…and the spirit of place.
I have spent this week in that gorgeous corner of Wales which is Ceredigion. It has been wonderful to walk beneath the big skies, hear the crashing waves and breath the wincingly chilly air on the tops of the mountains where the snow still lies. It has been good, too, to visit some old old places, where the spirituality of those who have gone before has almost seeped into the rocks themselves.
In Ysbyty Cynfyn stands an unremarkable chapel, nestling into the folds of the hills as if cradled. A cockle shell motif on the churchyard gate hints at its ancient past on the pilgrimage route to Strata Florida monastery nearby, and to St David’s on the Pembrokeshire coast. In centuries gone by pilgrims who had crossed the steep ravine behind the church by a simple rope bridge could pause here to seek refuge from the Knights Hospitaller, who ran a simple hostel on the site. Even then, some might have noticed that others had been there before them. Embedded in what is now the wall of the churchyard are standing stones – one of them almost 3 metres in length. This, it would seem, was an old place, even then:
An old stone amongst the headstones
On over the mountains and in another valley lie the ruins of the Cistercian monastery of Strata Florida (floral valley).
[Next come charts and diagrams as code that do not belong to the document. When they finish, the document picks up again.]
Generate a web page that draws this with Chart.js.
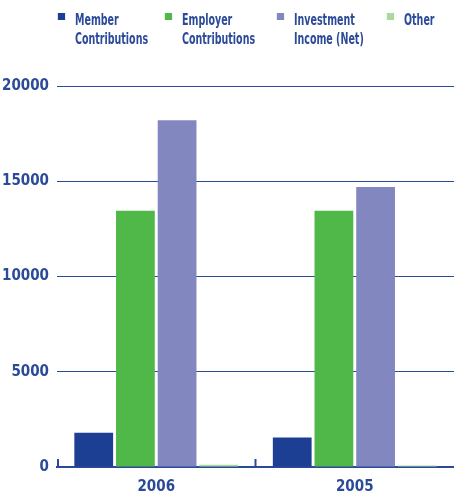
<!DOCTYPE html>
<html>
<head>
    <title>Contributions and Income</title>
    <script src="https://cdn.jsdelivr.net/npm/chart.js"></script>
    <style>
        body {
            margin: 0;
            background-color: #fff;
            font-family: "DejaVu Sans Condensed", sans-serif;
            color: #2b4a98;
        }
        #wrap {
            position: relative;
            width: 454px;
            height: 491px;
        }
        #plot {
            position: absolute;
            left: 0;
            top: 0;
        }
        .item {
            position: absolute;
            top: 10px;
            font-size: 16px;
            font-weight: bold;
            line-height: 19px;
            white-space: nowrap;
            transform: scaleX(0.66);
            transform-origin: 0 0;
        }
        /* box sits inside the squeezed item, so its sizes are pre-stretched */
        .box {
            position: absolute;
            left: -26px;
            top: 3px;
            width: 10.6px;
            height: 7px;
        }
    </style>
</head>
<body>
<div id="wrap">
    <canvas id="plot" width="454" height="491"></canvas>
    <div id="legend"></div>
</div>

<script>
    // values
    const years = ['2006', '2005'];
    const memberContrib = [1800, 1550];
    const employerContrib = [13450, 13450];
    const investmentIncome = [18200, 14700];
    const otherIncome = [120, 80];
    const yTicks = [0, 5000, 10000, 15000, 20000];

    const seriesNames = [['Member', 'Contributions'], ['Employer', 'Contributions'], ['Investment', 'Income (Net)'], ['Other']];
    const seriesColors = ['#1c3f94', '#50b848', '#8288bf', '#a9d99d'];
    const legendLeft = [75, 182, 294, 404];

    // html legend, two-line labels
    const legend = document.getElementById('legend');
    seriesNames.forEach(function (name, i) {
        const d = document.createElement('div');
        d.className = 'item';
        d.style.left = legendLeft[i] + 'px';
        d.innerHTML = '<span class="box" style="background:' + seriesColors[i] + '"></span>' + name.join('<br>');
        legend.appendChild(d);
    });

    const blue = '#2b4a98';
    const tickFont = { family: '"DejaVu Sans Condensed", sans-serif', size: 15, weight: 'bold' };

    // small upward ticks at category boundaries
    const boundaryTicks = {
        id: 'boundaryTicks',
        afterDraw(chart) {
            const x = chart.scales.x;
            const ctx = chart.ctx;
            const half = (x.getPixelForValue(1) - x.getPixelForValue(0)) / 2;
            ctx.save();
            ctx.strokeStyle = blue;
            ctx.lineWidth = 2;
            for (let i = 0; i < years.length; i++) {
                const px = Math.max(x.getPixelForValue(i) - half, chart.chartArea.left + 1);
                ctx.beginPath();
                ctx.moveTo(px, chart.chartArea.bottom - 8);
                ctx.lineTo(px, chart.chartArea.bottom + 1);
                ctx.stroke();
            }
            ctx.restore();
        }
    };

    const ctx = document.getElementById('plot').getContext('2d');
    new Chart(ctx, {
        type: 'bar',
        data: {
            labels: years,
            datasets: [
                { label: 'Member Contributions', data: memberContrib, backgroundColor: seriesColors[0] },
                { label: 'Employer Contributions', data: employerContrib, backgroundColor: seriesColors[1] },
                { label: 'Investment Income (Net)', data: investmentIncome, backgroundColor: seriesColors[2] },
                { label: 'Other', data: otherIncome, backgroundColor: seriesColors[3] }
            ]
        },
        options: {
            responsive: false,
            animation: false,
            layout: { padding: { top: 86, right: 0, left: 0, bottom: 0 } },
            datasets: {
                bar: { categoryPercentage: 0.84, barPercentage: 0.93 }
            },
            scales: {
                x: {
                    grid: { display: false },
                    border: { color: blue, width: 2 },
                    ticks: { color: blue, padding: 3, font: tickFont },
                    afterFit(scale) { scale.height = 24; }
                },
                y: {
                    min: 0,
                    max: 20000,
                    afterBuildTicks(scale) { scale.ticks = yTicks.map(v => ({ value: v })); },
                    grid: { color: blue, lineWidth: 1, drawTicks: false },
                    border: { display: false },
                    ticks: {
                        color: blue,
                        padding: 8,
                        font: tickFont,
                        callback: v => String(v)
                    },
                    afterFit(scale) { scale.width = 57; }
                }
            },
            plugins: {
                legend: { display: false },
                tooltip: { enabled: false }
            }
        },
        plugins: [boundaryTicks]
    });
</script>
</body>
</html>
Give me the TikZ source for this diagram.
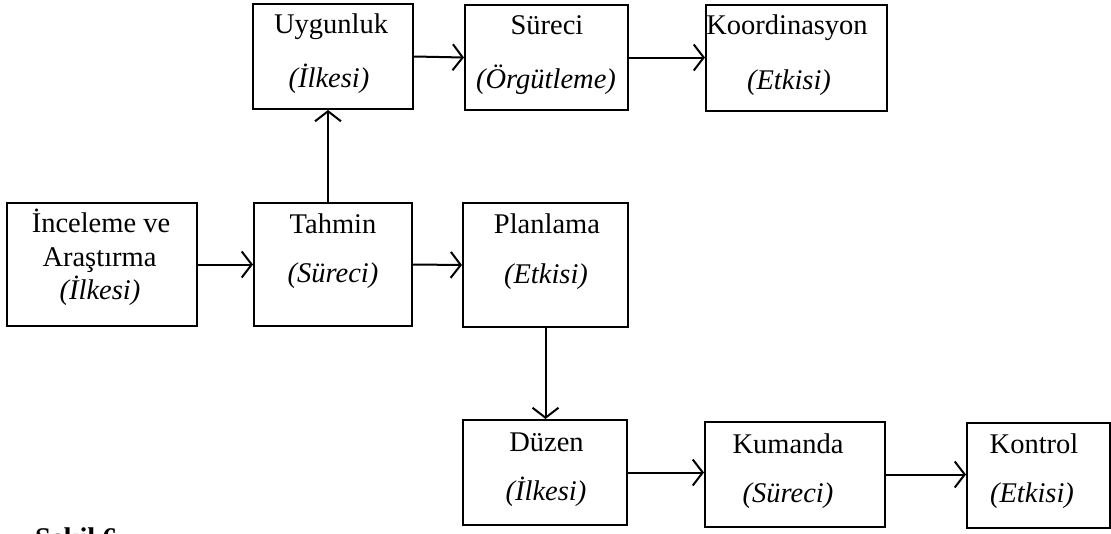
\documentclass[tikz,border=0pt]{standalone}
\usepackage{fontspec}
\setmainfont{Liberation Serif}
\usetikzlibrary{arrows.meta}
\begin{document}
\begin{tikzpicture}[x=1pt,y=-1pt,
  box/.style={draw, line width=2pt, inner sep=0pt, minimum height=105pt},
  txt/.style={anchor=base, inner sep=0pt, font=\fontsize{28.5}{34}\selectfont},
  itx/.style={txt, font=\fontsize{28.5}{34}\selectfont\itshape},
  conn/.style={line width=2pt, -{Straight Barb[length=10pt,width=26pt,line width=2pt]}}]
\useasboundingbox (0,0) rectangle (1111,533);
% boxes
\node[box, minimum width=160pt] (u) at (333,56.5) {};
\node[box, minimum width=163pt] (s) at (546.5,57.5) {};
\node[box, minimum width=181pt, minimum height=106pt] (k) at (796.5,58) {};
\node[box, minimum width=190pt, minimum height=123pt] (i) at (102,264.5) {};
\node[box, minimum width=158pt, minimum height=123pt] (t) at (333,264.5) {};
\node[box, minimum width=165pt, minimum height=124pt] (p) at (545.5,265) {};
\node[box, minimum width=164pt] (d) at (545,472.5) {};
\node[box, minimum width=180pt] (m) at (795,474.5) {};
\node[box, minimum width=143pt] (c) at (1038.5,475.5) {};
% texts
\node[txt] (u1) at (331,33) {Uygunluk};
\node[itx] (u2) at (329,87) {(İlkesi)};
\node[txt] (s1) at (547,34) {Süreci};
\node[itx] (s2) at (546,88) {(Örgütleme)};
\node[txt] (k1) at (787,34) {Koordinasyon};
\node[itx] (k2) at (789,89) {(Etkisi)};
\node[txt] (i1) at (101,232) {İnceleme ve};
\node[txt] (i2) at (99.5,266) {Araştırma};
\node[itx] (i3) at (100,299) {(İlkesi)};
\node[txt] (t1) at (333,233) {Tahmin};
\node[itx] (t2) at (333,282) {(Süreci)};
\node[txt] (p1) at (547,233) {Planlama};
\node[itx] (p2) at (546,283) {(Etkisi)};
\node[txt] (d1) at (546.5,451) {Düzen};
\node[itx] (d2) at (546,500) {(İlkesi)};
\node[txt] (m1) at (788,453) {Kumanda};
\node[itx] (m2) at (788,502) {(Süreci)};
\node[txt] (c1) at (1034,453) {Kontrol};
\node[itx] (c2) at (1032,502) {(Etkisi)};
\node[txt, anchor=base west, font=\fontsize{28.5}{34}\selectfont\bfseries] (sek) at (35,547) {Şekil 6};
% connectors
\draw[conn] (i.east) -- (t.west);
\draw[conn] (t.east) -- (p.west);
\draw[conn] ([xshift=-5pt]t.north) -- ([xshift=-5pt]u.south);
\draw[conn] (u.east) -- (s.west);
\draw[conn] (s.east) -- (s.east -| k.west);
\draw[conn] (p.south) -- (p.south |- d.north);
\draw[conn] (d.east) -- (d.east -| m.west);
\draw[conn] (m.east) -- (m.east -| c.west);
\end{tikzpicture}
\end{document}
This was once a wealthy place – with crops and sheep on the hills as far as the eye could see belonging to the monastery. Little of this impressive building remains now, although the magnificent West Door still frames the valley from which the monastery took its name:
West Doorway, Strata Florida
In the place where the side chapels once stood, some of the original coloured floor tiles remain – their colours bright even after centuries. There are griffins and fleur-de-lys and geometric patterns, as well as the ‘man with a mirror’ depicted below. As the monks knelt on this cold tiled floor praying for the wealthy patrons who had paid them to pray for their souls, I wonder whether this image of vanity made them smile? Seeing the photo earlier this week, somebody quoted words over 2000 years old from the Book of Ecclesiastes to me : ‘vanity, vanity, all is vanity – says the preacher’. (Ecclesiastes 1 v.1).
Maybe there really is nothing ‘new under the sun’. On a day when I shall preach about dying – which has been the lot of humankind since the beginning of all beginnings that feels like a good thing. God who was there at the beginning will be there at the end – and in the meantime his Word abides.